In response, the investigator gave me two days to mull it over and added that my refusal would mean problems for both myself and my beloved Masha. Detectives had already threatened to plant drugs on her if she didn’t withdraw her complaint. Two days later, the investigator sent my computers away for further analysis, even though this was already done (not at the police headquarters, but by the Federal Security Service). My lawyers are still unable to get any documentation about this inquiry and their requests are flatly denied. The investigator also barred my counsel from accompanying me throughout the investigation — an unprecedented violation of my constitutional rights; fellow inmates are in disbelief that such a state of affairs is even possible. But now I understand that anything can happen with these people in charge of the Federal Investigative Committee. 

I’m scared, and I don’t know what to do. I was afraid of jail before, but I’ve never had to be afraid for my loved ones on the other side of the fence. I couldn’t fathom that, in Russia, in 2021, an investigator can openly threaten the family of an accused person while demanding a false confession. It’s not Stalin’s times, I thought. Now I’m not sure what to think.

I ask — no, I beg — for help. Don’t let them hurt my family. Don’t let them plant something on my computer or imprison me based on a false testimony. The law must be followed, even when it comes to people you might not like. I haven’t been the most righteous person when free, but is that a reason to justify the NKVD-like tactics to which I’m subjected? Consider this: I have an online audience of 4.5 million subscribers, and a mere four false witnesses are enough to ruin my life. How many will they need to ruin yours? 

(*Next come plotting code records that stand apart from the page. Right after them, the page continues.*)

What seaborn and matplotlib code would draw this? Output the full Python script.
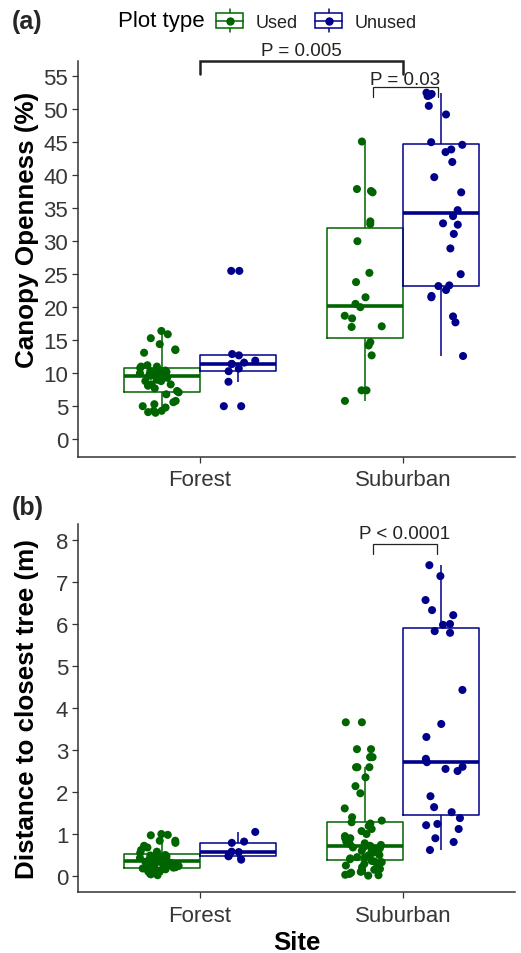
import numpy as np
import pandas as pd
import matplotlib
matplotlib.use("Agg")
import matplotlib.pyplot as plt
import seaborn as sns
from matplotlib.legend_handler import HandlerBase
from matplotlib.patches import Rectangle
from matplotlib.lines import Line2D

# ---------------- data ----------------
sites = ["Forest", "Suburban"]
plot_types = ["Used", "Unused"]
colors = {"Used": "#006400", "Unused": "#00008B"}

# Panel (a): canopy openness (%)
canopy_forest_used = [16.4, 15.9, 15.3, 14.4, 13.6, 13.5, 13.1, 11.2, 11.0, 11.0, 10.8, 10.5,
                      10.4, 10.3, 10.2, 10.1, 10.0, 9.9, 9.8, 9.7, 9.6, 9.3, 9.0, 8.8, 8.8,
                      8.3, 8.3, 8.1, 7.7, 7.3, 7.1, 6.8, 5.8, 5.6, 5.3, 5.0, 4.8, 4.3, 4.3,
                      4.1, 4.0]
canopy_forest_unused = [25.5, 25.5, 12.9, 12.7, 11.9, 11.6, 11.4, 11.4, 10.7, 10.3, 8.7, 5.0, 5.0]
canopy_suburban_used = [45.1, 37.9, 37.6, 37.4, 33.0, 32.6, 30.0, 25.2, 23.8, 21.5, 20.5,
                        20.0, 18.7, 18.3, 17.1, 17.0, 14.7, 14.2, 12.7, 7.4, 7.4, 5.8]
canopy_suburban_unused = [52.5, 52.3, 52.1, 52.0, 50.5, 49.2, 45.0, 44.6, 43.9, 43.5, 42.0,
                          39.7, 37.4, 34.7, 33.8, 32.7, 32.5, 31.1, 28.9, 25.0, 23.3, 23.2,
                          22.6, 21.7, 21.5, 18.6, 17.7, 12.6]

# Panel (b): distance to closest tree (m)
dist_forest_used = [1.00, 0.98, 0.97, 0.84, 0.84, 0.79, 0.72, 0.68, 0.62, 0.58, 0.55, 0.52,
                    0.50, 0.49, 0.47, 0.45, 0.43, 0.41, 0.40, 0.38, 0.37, 0.36, 0.35, 0.34,
                    0.33, 0.31, 0.30, 0.28, 0.27, 0.25, 0.24, 0.22, 0.21, 0.20, 0.19, 0.18,
                    0.16, 0.15, 0.13, 0.11, 0.10, 0.08, 0.06, 0.04, 0.02]
dist_forest_unused = [1.05, 0.82, 0.79, 0.58, 0.57, 0.48, 0.47, 0.39]
dist_suburban_used = [3.66, 3.66, 3.02, 3.02, 2.83, 2.83, 2.83, 2.59, 2.59, 2.59, 2.35, 2.14,
                      1.97, 1.61, 1.40, 1.32, 1.28, 1.25, 1.19, 1.12, 1.07, 1.00, 0.95, 0.90,
                      0.90, 0.86, 0.82, 0.80, 0.78, 0.76, 0.74, 0.72, 0.70, 0.70, 0.68, 0.66,
                      0.65, 0.62, 0.60, 0.58, 0.55, 0.50, 0.50, 0.47, 0.45, 0.44, 0.42, 0.40,
                      0.36, 0.35, 0.33, 0.30, 0.29, 0.25, 0.21, 0.17, 0.15, 0.12, 0.10, 0.08,
                      0.05, 0.03, 0.02, 0.01]
dist_suburban_unused = [7.40, 7.14, 6.57, 6.33, 6.21, 6.00, 5.98, 5.83, 5.79, 4.43, 3.62,
                        3.31, 2.79, 2.71, 2.60, 2.55, 2.50, 1.90, 1.64, 1.52, 1.38, 1.24,
                        1.21, 1.12, 0.90, 0.81, 0.62]

canopy_ticks = list(range(0, 60, 5))
dist_ticks = list(range(0, 9))


def make_df(groups):
    rows = []
    for (site, ptype), vals in groups.items():
        for v in vals:
            rows.append({"Site": site, "Plot type": ptype, "value": v})
    return pd.DataFrame(rows)


df_a = make_df({("Forest", "Used"): canopy_forest_used,
                ("Forest", "Unused"): canopy_forest_unused,
                ("Suburban", "Used"): canopy_suburban_used,
                ("Suburban", "Unused"): canopy_suburban_unused})
df_b = make_df({("Forest", "Used"): dist_forest_used,
                ("Forest", "Unused"): dist_forest_unused,
                ("Suburban", "Used"): dist_suburban_used,
                ("Suburban", "Unused"): dist_suburban_unused})

# ---------------- style ----------------
sns.set_style("ticks")
plt.rcParams["font.family"] = ["Liberation Sans", "DejaVu Sans"]
TXT = "#363636"

W, H = 521, 954
fig = plt.figure(figsize=(W / 100, H / 100), dpi=100)


def fx(px):
    return px / W


def fy(py):
    return 1 - py / H


ax1 = fig.add_axes([fx(78), fy(458), fx(515) - fx(78), fy(62) - fy(458)])
ax2 = fig.add_axes([fx(78), fy(893), fx(515) - fx(78), fy(525) - fy(893)])


def draw(ax, df, ticks, ylim):
    sns.boxplot(data=df, x="Site", y="value", hue="Plot type", order=sites,
                hue_order=plot_types, palette=colors, fill=False, showfliers=False,
                width=0.75, linewidth=1.1, showcaps=False, legend=False, ax=ax,
                medianprops=dict(linewidth=2.6))
    np.random.seed(3)
    sns.stripplot(data=df, x="Site", y="value", hue="Plot type", order=sites,
                  hue_order=plot_types, palette=colors, dodge=True, jitter=0.2,
                  size=5.8, linewidth=0, legend=False, ax=ax, zorder=3)
    ax.set_xlim(-0.6, 1.55)
    ax.set_ylim(*ylim)
    ax.set_yticks(ticks)
    ax.set_yticklabels([str(t) for t in ticks])
    sns.despine(ax=ax)
    for s in ["left", "bottom"]:
        ax.spines[s].set_color("#333333")
        ax.spines[s].set_linewidth(1.1)
    ax.tick_params(axis="both", length=4, width=0.9, color="#333333",
                   labelsize=16, labelcolor=TXT)
    ax.tick_params(axis="y", pad=3)
    ax.tick_params(axis="x", pad=5)


draw(ax1, df_a, canopy_ticks, (-2.7, 57.3))
draw(ax2, df_b, dist_ticks, (-0.38, 8.38))

ax1.set_xlabel("")
ax1.set_ylabel("Canopy Openness (%)", fontsize=18.7, fontweight="bold", color="black")
ax1.yaxis.set_label_coords(-0.09, 0.575)
ax2.set_xlabel("Site", fontsize=18.5, fontweight="bold", color="black", labelpad=3)
ax2.set_ylabel("Distance to closest tree (m)", fontsize=18.7, fontweight="bold", color="black")
ax2.yaxis.set_label_coords(-0.09, 0.5)


def bracket(ax, x1, x2, y, drop, text, lw, ty):
    ax.plot([x1, x1, x2, x2], [y - drop, y, y, y - drop], color="#222222", lw=lw,
            clip_on=False, solid_joinstyle="miter")
    ax.text((x1 + x2) / 2, ty, text, ha="center", va="bottom", fontsize=13.5,
            color="#222222", clip_on=False)


bracket(ax1, 0.0, 1.0, 57.3, 2.0, "P = 0.005", 1.8, 57.6)
bracket(ax1, 0.85, 1.17, 53.3, 1.5, "P = 0.03", 0.9, 53.2)
bracket(ax2, 0.85, 1.165, 7.9, 0.24, "P < 0.0001", 0.9, 7.95)

fig.text(fx(12), fy(22), "(a)", fontsize=18, fontweight="bold", va="center", ha="left")
fig.text(fx(12), fy(508), "(b)", fontsize=18, fontweight="bold", va="center", ha="left")


# legend with boxplot-like key glyphs
class BoxGlyph(HandlerBase):
    def create_artists(self, legend, orig_handle, xdescent, ydescent, width, height,
                       fontsize, trans):
        c = orig_handle.get_color()
        x0, y0 = -xdescent, -ydescent
        cx, cy = x0 + width / 2, y0 + height / 2
        wl = Line2D([cx, cx], [cy - height * 0.75, cy + height * 0.75], color=c, lw=1.1,
                    transform=trans)
        rect = Rectangle((x0, cy - height / 2), width, height, facecolor="white",
                         edgecolor=c, lw=1.1, transform=trans)
        med = Line2D([x0, x0 + width], [cy, cy], color=c, lw=1.1, transform=trans)
        dot = Line2D([cx], [cy], marker="o", ms=5, color=c, ls="", transform=trans)
        return [wl, rect, med, dot]


fig.text(fx(118), fy(22), "Plot type", fontsize=16, va="center", ha="left", color="black")
handles = [Line2D([], [], color=colors[p]) for p in plot_types]
fig.legend(handles, plot_types, loc="center left", bbox_to_anchor=(fx(216), fy(23)),
           ncol=2, frameon=False, fontsize=13, borderpad=0, borderaxespad=0,
           handlelength=1.5, handleheight=0.9, handletextpad=0.7, columnspacing=0.95,
           handler_map={Line2D: BoxGlyph()}, labelcolor="#222222")

fig.savefig("out.png", dpi=100, facecolor="white")
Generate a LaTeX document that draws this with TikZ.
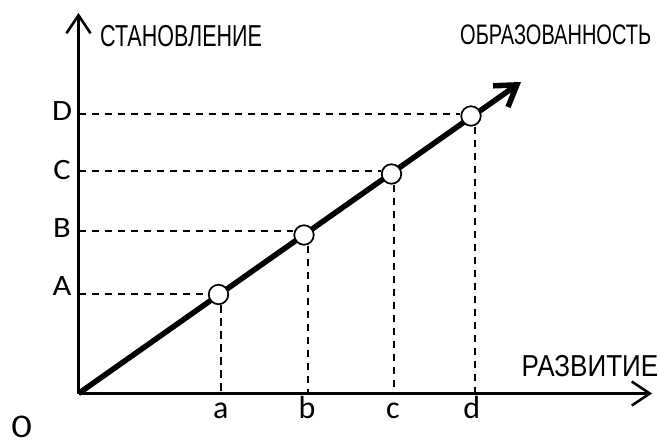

Every third inmate in jail is here thanks solely to the testimony of such “witnesses.” This could be your husband, your brother, or your son. This isn’t about just my fate; how far we allow state investigators to go is what’s at stake. After all, anyone can check a Web archive to confirm that I performed the song in 2012. It’s unacceptable that judges look at black and conclude that it is white. People must be judged by the law, not by the social impact that a case may have. We can’t allow these werewolves in uniform to threaten our loved ones. I plead with you: Help me! Without you, they will murder me, plain and simple.